В "Симулякрах и симуляции" Бодрийяр описал мир, где знаки оторвались от реальности, став самостоятельной силой. Реальность, говорил он, проходит три стадии: сначала знак указывает на неё, затем искажает её, и наконец заменяет её полностью, становясь симулякром – копией без оригинала. Гиперреальность – это итог: царство, где нет истины, только образы, что питаются сами собой. Заратустра, спустившись с гор, мог бы узнать этот процесс: его сверхчеловек требовал подлинности бытия, но мир нищепанка подменил бытие отражениями, где ветряки символизируют не энергию, а "зелёную" мечту, а угольные ТЭС – не труд, а иллюзию стабильности.
Бодрийяр видел примеры гиперреальности в Диснейленде, в телевизионных шоу, в войнах, что ведутся ради камер, а не победы. Но "Метавселенная" – детище Марка Цукерберга и его эпохи – поднимает эту идею на новый уровень. Она не просто симулякр, а симулякр симулякра: не копия реального мира, а копия идеи о реальном мире, что никогда не существовала. Это не мост к будущему, как в киберпанке, а мираж, где человек тонет, забывая, что под ногами – не земля, а пустота.

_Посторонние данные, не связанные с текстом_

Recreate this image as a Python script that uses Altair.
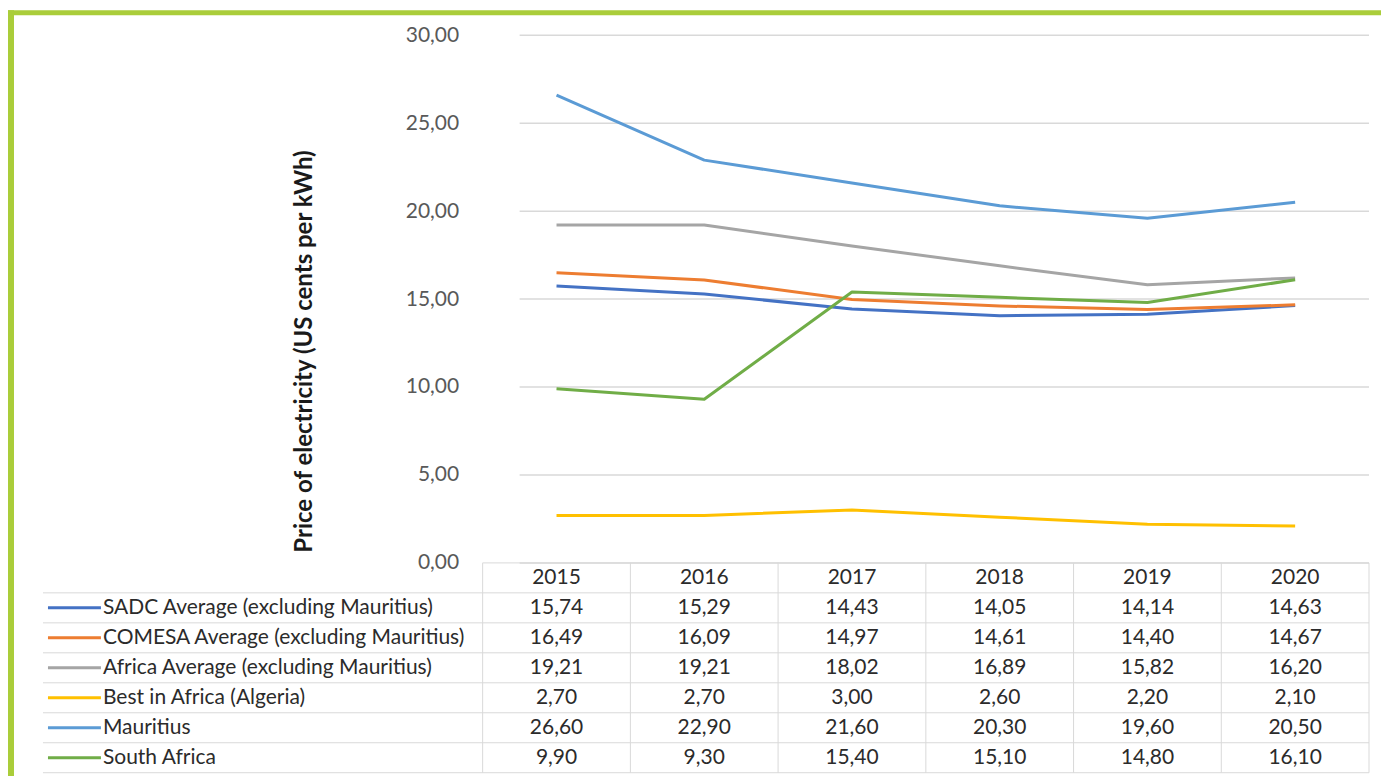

Когда в 2021 году Цукерберг переименовал Facebook в Meta и объявил о "Метавселенной", мир услышал фанфары: вот оно, будущее, где мы будем жить, работать, любить в виртуальном пространстве. Миллиарды долларов потекли в этот проект – на очки, аватары, платформы. Заратустра мог бы вспомнить киберпанк: сеть Гибсона, где хакеры летали среди данных, или "Матрицу", где реальность была выбором. Но "Метавселенная" – не сеть и не матрица. Это не пространство битвы или свободы, а цифровой сарай, где пиксельные фигуры ходят по кругу, покупают виртуальные кроссовки и собирают лайки, как дети собирают камешки на берегу.
Обещание "Метавселенной" – возвышение: сбежать от серости офисов, от тесноты квартир, от усталости тел. Но что она дала? Аватары с мёртвыми глазами, что танцуют в пустых комнатах; конференции, где голоса гудят в вакууме; игры, где победа измеряется не смыслом, а трафиком. Это не мир, а его эскиз, не реальность, а её голограмма. Бодрийяр назвал бы это четвёртой стадией симуляции: "Метавселенная" не отсылает к реальному, не искажает его и даже не заменяет – она существует ради себя, как бесконечный цикл отражений, где нет ни начала, ни конца.
Почему "Метавселенная" – симулякр симулякра? Она не копирует реальный мир – дома, улицы, леса слишком сложны для её кода. Она копирует мечту о реальном мире: идею свободы, общения, творчества, что никогда не воплощалась в подлинности. Заратустра видит в ней не бытие, а его отсутствие. Люди, что надевают VR-очки, не уходят в новое пространство – они уходят в никуда, в гиперреальность, где каждый шаг – это шаг в зеркале. В отличие от киберпанка, где сеть была ареной борьбы, "Метавселенная" – это сцена без пьесы, где актёры играют для пустых кресел.
Бодрийяр писал о войне в Персидском заливе, что транслировалась как шоу, где реальность растворилась в кадрах. "Метавселенная" – это война без врага: миллиарды вложены не в создание, а в иллюзию создания. Её аватары – не репликанты "Бегущего по лезвию", что ищут душу, а куклы, чья ценность – в NFT, в цифрах, что ничего не значат вне экрана. Её пространства – не города Гибсона, а ярмарочные палатки, где продают воздух. Это симулякр симулякра, потому что за ним нет даже первой копии – только идея идеи, тень тени, что питается верой, а не сутью.
Заратустра смотрит на этот мир и чувствует холод. "Метавселенная" – сердце нищепанка, где технологии есть, но не работают на человека. Они не возвышают, как мечтал киберпанк, не раскрывают бытие, как хотел Хайдеггер, а уводят в гиперреальность, где сверхчеловек невозможен. Человек в "Метавселенной" – не герой, не бунтарь, а потребитель пикселей, чья воля тонет в алгоритмах. Ветряки крутятся снаружи, уголь дымит, а внутри – экран, где мечты о Марсе заменены танцами аватаров. Это не антиутопия тирании, а антиутопия пустоты, где нет даже врага, чтобы сражаться.